## start GIVEN INFORMATION

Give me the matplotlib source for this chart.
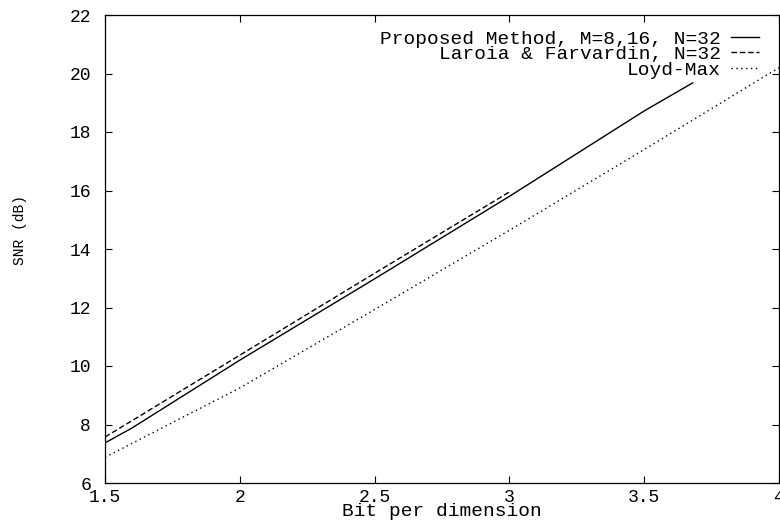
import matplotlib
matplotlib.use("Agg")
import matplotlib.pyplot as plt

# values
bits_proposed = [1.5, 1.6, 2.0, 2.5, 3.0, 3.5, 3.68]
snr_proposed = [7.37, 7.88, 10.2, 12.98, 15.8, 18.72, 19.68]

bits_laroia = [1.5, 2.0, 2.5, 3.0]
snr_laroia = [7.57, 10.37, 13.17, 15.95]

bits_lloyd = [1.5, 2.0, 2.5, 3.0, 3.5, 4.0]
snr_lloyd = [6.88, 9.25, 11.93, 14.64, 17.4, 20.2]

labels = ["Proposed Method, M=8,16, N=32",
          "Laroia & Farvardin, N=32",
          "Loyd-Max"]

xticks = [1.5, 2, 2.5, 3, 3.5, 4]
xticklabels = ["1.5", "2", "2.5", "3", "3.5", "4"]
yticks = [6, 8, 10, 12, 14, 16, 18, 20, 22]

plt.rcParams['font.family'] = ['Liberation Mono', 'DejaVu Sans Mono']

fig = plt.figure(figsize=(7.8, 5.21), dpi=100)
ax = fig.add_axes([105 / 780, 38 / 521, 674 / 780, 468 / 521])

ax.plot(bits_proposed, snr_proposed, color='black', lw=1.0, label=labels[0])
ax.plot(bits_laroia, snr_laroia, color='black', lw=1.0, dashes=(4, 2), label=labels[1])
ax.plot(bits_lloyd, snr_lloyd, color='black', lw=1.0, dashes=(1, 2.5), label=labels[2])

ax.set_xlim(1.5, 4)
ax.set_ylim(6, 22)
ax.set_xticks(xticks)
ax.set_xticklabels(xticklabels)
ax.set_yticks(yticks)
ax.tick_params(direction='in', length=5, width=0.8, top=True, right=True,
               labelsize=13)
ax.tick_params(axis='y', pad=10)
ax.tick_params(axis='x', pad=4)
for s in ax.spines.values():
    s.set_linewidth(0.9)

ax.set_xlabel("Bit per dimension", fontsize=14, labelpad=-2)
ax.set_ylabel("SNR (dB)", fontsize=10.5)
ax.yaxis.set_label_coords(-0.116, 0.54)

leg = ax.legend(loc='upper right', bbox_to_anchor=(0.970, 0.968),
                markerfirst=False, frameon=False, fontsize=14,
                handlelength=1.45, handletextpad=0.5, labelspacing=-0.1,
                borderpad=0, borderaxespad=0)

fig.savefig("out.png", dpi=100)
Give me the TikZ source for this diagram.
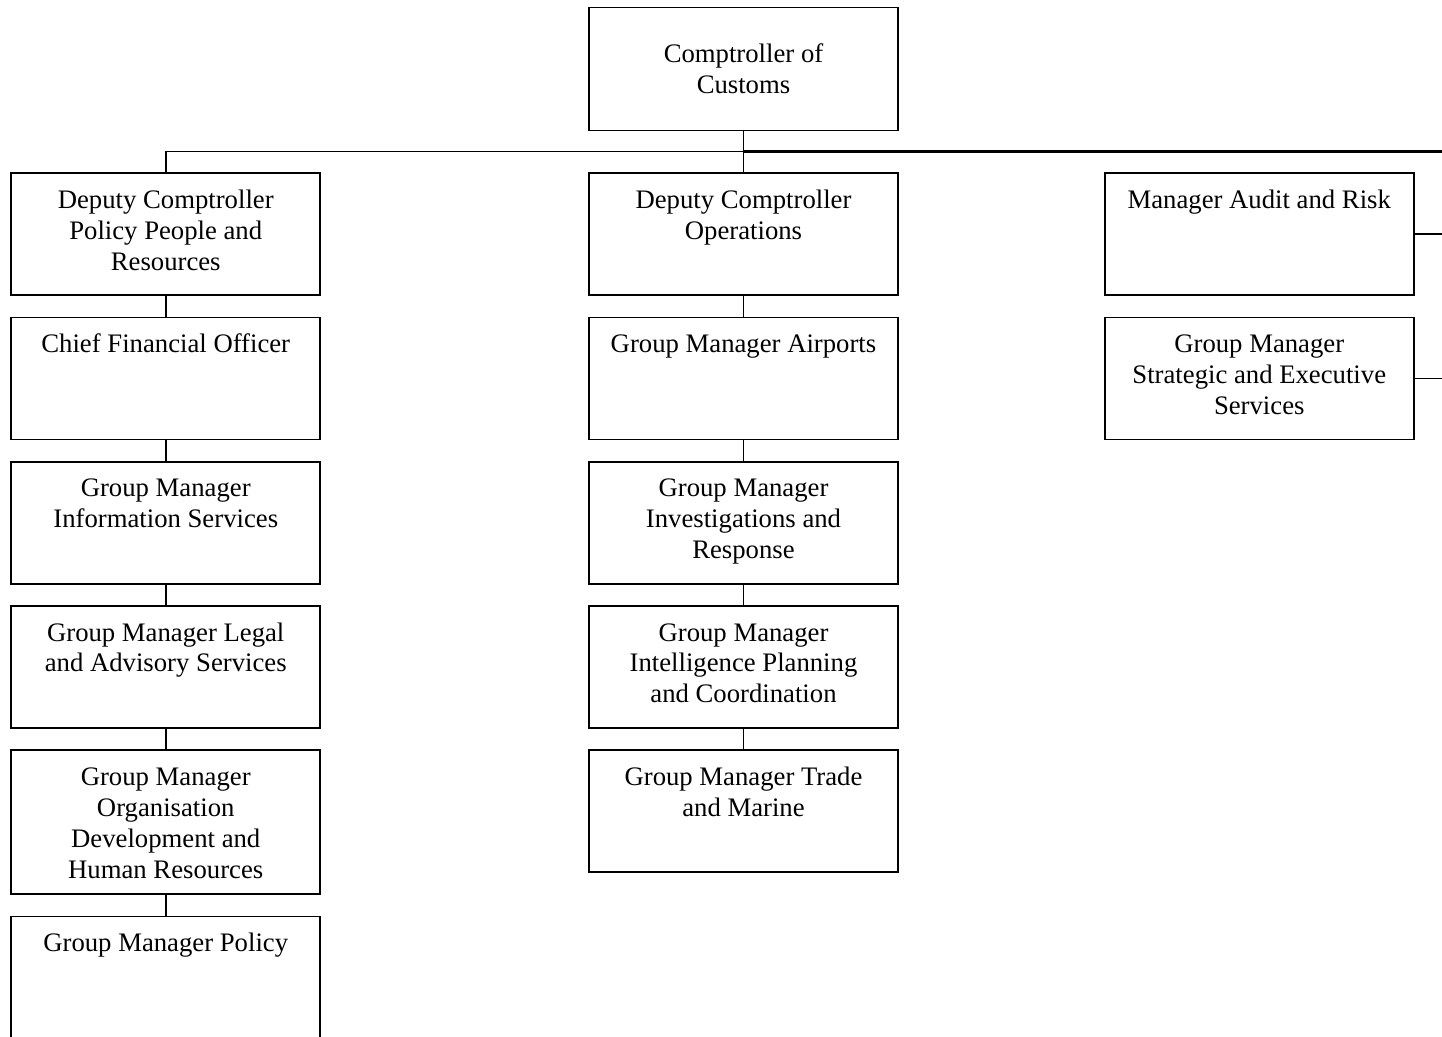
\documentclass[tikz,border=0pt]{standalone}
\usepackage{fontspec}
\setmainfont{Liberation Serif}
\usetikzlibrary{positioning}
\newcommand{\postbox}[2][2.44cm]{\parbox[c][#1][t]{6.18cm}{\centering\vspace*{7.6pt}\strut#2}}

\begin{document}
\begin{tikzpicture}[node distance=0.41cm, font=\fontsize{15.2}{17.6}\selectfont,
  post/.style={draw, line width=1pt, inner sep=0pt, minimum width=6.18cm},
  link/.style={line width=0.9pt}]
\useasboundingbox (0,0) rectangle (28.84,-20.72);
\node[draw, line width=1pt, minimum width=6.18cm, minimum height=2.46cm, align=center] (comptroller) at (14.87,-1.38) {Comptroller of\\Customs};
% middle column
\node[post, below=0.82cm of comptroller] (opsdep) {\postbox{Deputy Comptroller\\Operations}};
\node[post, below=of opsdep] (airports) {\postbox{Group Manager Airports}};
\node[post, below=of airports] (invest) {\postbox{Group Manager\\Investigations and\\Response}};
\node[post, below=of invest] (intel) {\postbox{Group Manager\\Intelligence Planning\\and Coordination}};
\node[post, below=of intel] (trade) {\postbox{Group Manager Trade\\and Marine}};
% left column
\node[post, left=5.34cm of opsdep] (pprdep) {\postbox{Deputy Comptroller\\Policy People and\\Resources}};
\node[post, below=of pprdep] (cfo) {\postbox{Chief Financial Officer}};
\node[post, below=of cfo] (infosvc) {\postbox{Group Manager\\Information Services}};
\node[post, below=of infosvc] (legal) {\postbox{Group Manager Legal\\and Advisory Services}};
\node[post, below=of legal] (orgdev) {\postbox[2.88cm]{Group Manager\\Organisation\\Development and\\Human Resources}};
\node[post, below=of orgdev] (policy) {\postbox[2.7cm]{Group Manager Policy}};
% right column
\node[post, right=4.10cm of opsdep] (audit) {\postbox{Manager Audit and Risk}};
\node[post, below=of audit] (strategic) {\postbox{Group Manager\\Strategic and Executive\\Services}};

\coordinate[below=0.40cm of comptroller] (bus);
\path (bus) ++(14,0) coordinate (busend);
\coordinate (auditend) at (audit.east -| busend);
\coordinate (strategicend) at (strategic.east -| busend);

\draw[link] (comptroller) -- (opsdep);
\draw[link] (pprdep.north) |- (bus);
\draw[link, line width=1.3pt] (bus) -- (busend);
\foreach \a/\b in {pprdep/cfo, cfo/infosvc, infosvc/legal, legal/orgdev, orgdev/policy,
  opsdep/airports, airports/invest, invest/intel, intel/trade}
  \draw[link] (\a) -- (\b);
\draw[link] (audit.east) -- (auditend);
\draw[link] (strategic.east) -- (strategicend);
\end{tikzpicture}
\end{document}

## end GIVEN INFORMATION

- YOUR GOAL -
Make an exact copy of the records above, with the pictures left out.

- ANSWER FOR THIS EXERCISE -
Give me the matplotlib source for this chart.
import matplotlib
matplotlib.use("Agg")
import matplotlib.pyplot as plt

# values
bits_proposed = [1.5, 1.6, 2.0, 2.5, 3.0, 3.5, 3.68]
snr_proposed = [7.37, 7.88, 10.2, 12.98, 15.8, 18.72, 19.68]

bits_laroia = [1.5, 2.0, 2.5, 3.0]
snr_laroia = [7.57, 10.37, 13.17, 15.95]

bits_lloyd = [1.5, 2.0, 2.5, 3.0, 3.5, 4.0]
snr_lloyd = [6.88, 9.25, 11.93, 14.64, 17.4, 20.2]

labels = ["Proposed Method, M=8,16, N=32",
          "Laroia & Farvardin, N=32",
          "Loyd-Max"]

xticks = [1.5, 2, 2.5, 3, 3.5, 4]
xticklabels = ["1.5", "2", "2.5", "3", "3.5", "4"]
yticks = [6, 8, 10, 12, 14, 16, 18, 20, 22]

plt.rcParams['font.family'] = ['Liberation Mono', 'DejaVu Sans Mono']

fig = plt.figure(figsize=(7.8, 5.21), dpi=100)
ax = fig.add_axes([105 / 780, 38 / 521, 674 / 780, 468 / 521])

ax.plot(bits_proposed, snr_proposed, color='black', lw=1.0, label=labels[0])
ax.plot(bits_laroia, snr_laroia, color='black', lw=1.0, dashes=(4, 2), label=labels[1])
ax.plot(bits_lloyd, snr_lloyd, color='black', lw=1.0, dashes=(1, 2.5), label=labels[2])

ax.set_xlim(1.5, 4)
ax.set_ylim(6, 22)
ax.set_xticks(xticks)
ax.set_xticklabels(xticklabels)
ax.set_yticks(yticks)
ax.tick_params(direction='in', length=5, width=0.8, top=True, right=True,
               labelsize=13)
ax.tick_params(axis='y', pad=10)
ax.tick_params(axis='x', pad=4)
for s in ax.spines.values():
    s.set_linewidth(0.9)

ax.set_xlabel("Bit per dimension", fontsize=14, labelpad=-2)
ax.set_ylabel("SNR (dB)", fontsize=10.5)
ax.yaxis.set_label_coords(-0.116, 0.54)

leg = ax.legend(loc='upper right', bbox_to_anchor=(0.970, 0.968),
                markerfirst=False, frameon=False, fontsize=14,
                handlelength=1.45, handletextpad=0.5, labelspacing=-0.1,
                borderpad=0, borderaxespad=0)

fig.savefig("out.png", dpi=100)
Give me the TikZ source for this diagram.
\documentclass[tikz,border=0pt]{standalone}
\usepackage{fontspec}
\setmainfont{Liberation Serif}
\usetikzlibrary{positioning}
\newcommand{\postbox}[2][2.44cm]{\parbox[c][#1][t]{6.18cm}{\centering\vspace*{7.6pt}\strut#2}}

\begin{document}
\begin{tikzpicture}[node distance=0.41cm, font=\fontsize{15.2}{17.6}\selectfont,
  post/.style={draw, line width=1pt, inner sep=0pt, minimum width=6.18cm},
  link/.style={line width=0.9pt}]
\useasboundingbox (0,0) rectangle (28.84,-20.72);
\node[draw, line width=1pt, minimum width=6.18cm, minimum height=2.46cm, align=center] (comptroller) at (14.87,-1.38) {Comptroller of\\Customs};
% middle column
\node[post, below=0.82cm of comptroller] (opsdep) {\postbox{Deputy Comptroller\\Operations}};
\node[post, below=of opsdep] (airports) {\postbox{Group Manager Airports}};
\node[post, below=of airports] (invest) {\postbox{Group Manager\\Investigations and\\Response}};
\node[post, below=of invest] (intel) {\postbox{Group Manager\\Intelligence Planning\\and Coordination}};
\node[post, below=of intel] (trade) {\postbox{Group Manager Trade\\and Marine}};
% left column
\node[post, left=5.34cm of opsdep] (pprdep) {\postbox{Deputy Comptroller\\Policy People and\\Resources}};
\node[post, below=of pprdep] (cfo) {\postbox{Chief Financial Officer}};
\node[post, below=of cfo] (infosvc) {\postbox{Group Manager\\Information Services}};
\node[post, below=of infosvc] (legal) {\postbox{Group Manager Legal\\and Advisory Services}};
\node[post, below=of legal] (orgdev) {\postbox[2.88cm]{Group Manager\\Organisation\\Development and\\Human Resources}};
\node[post, below=of orgdev] (policy) {\postbox[2.7cm]{Group Manager Policy}};
% right column
\node[post, right=4.10cm of opsdep] (audit) {\postbox{Manager Audit and Risk}};
\node[post, below=of audit] (strategic) {\postbox{Group Manager\\Strategic and Executive\\Services}};

\coordinate[below=0.40cm of comptroller] (bus);
\path (bus) ++(14,0) coordinate (busend);
\coordinate (auditend) at (audit.east -| busend);
\coordinate (strategicend) at (strategic.east -| busend);

\draw[link] (comptroller) -- (opsdep);
\draw[link] (pprdep.north) |- (bus);
\draw[link, line width=1.3pt] (bus) -- (busend);
\foreach \a/\b in {pprdep/cfo, cfo/infosvc, infosvc/legal, legal/orgdev, orgdev/policy,
  opsdep/airports, airports/invest, invest/intel, intel/trade}
  \draw[link] (\a) -- (\b);
\draw[link] (audit.east) -- (auditend);
\draw[link] (strategic.east) -- (strategicend);
\end{tikzpicture}
\end{document}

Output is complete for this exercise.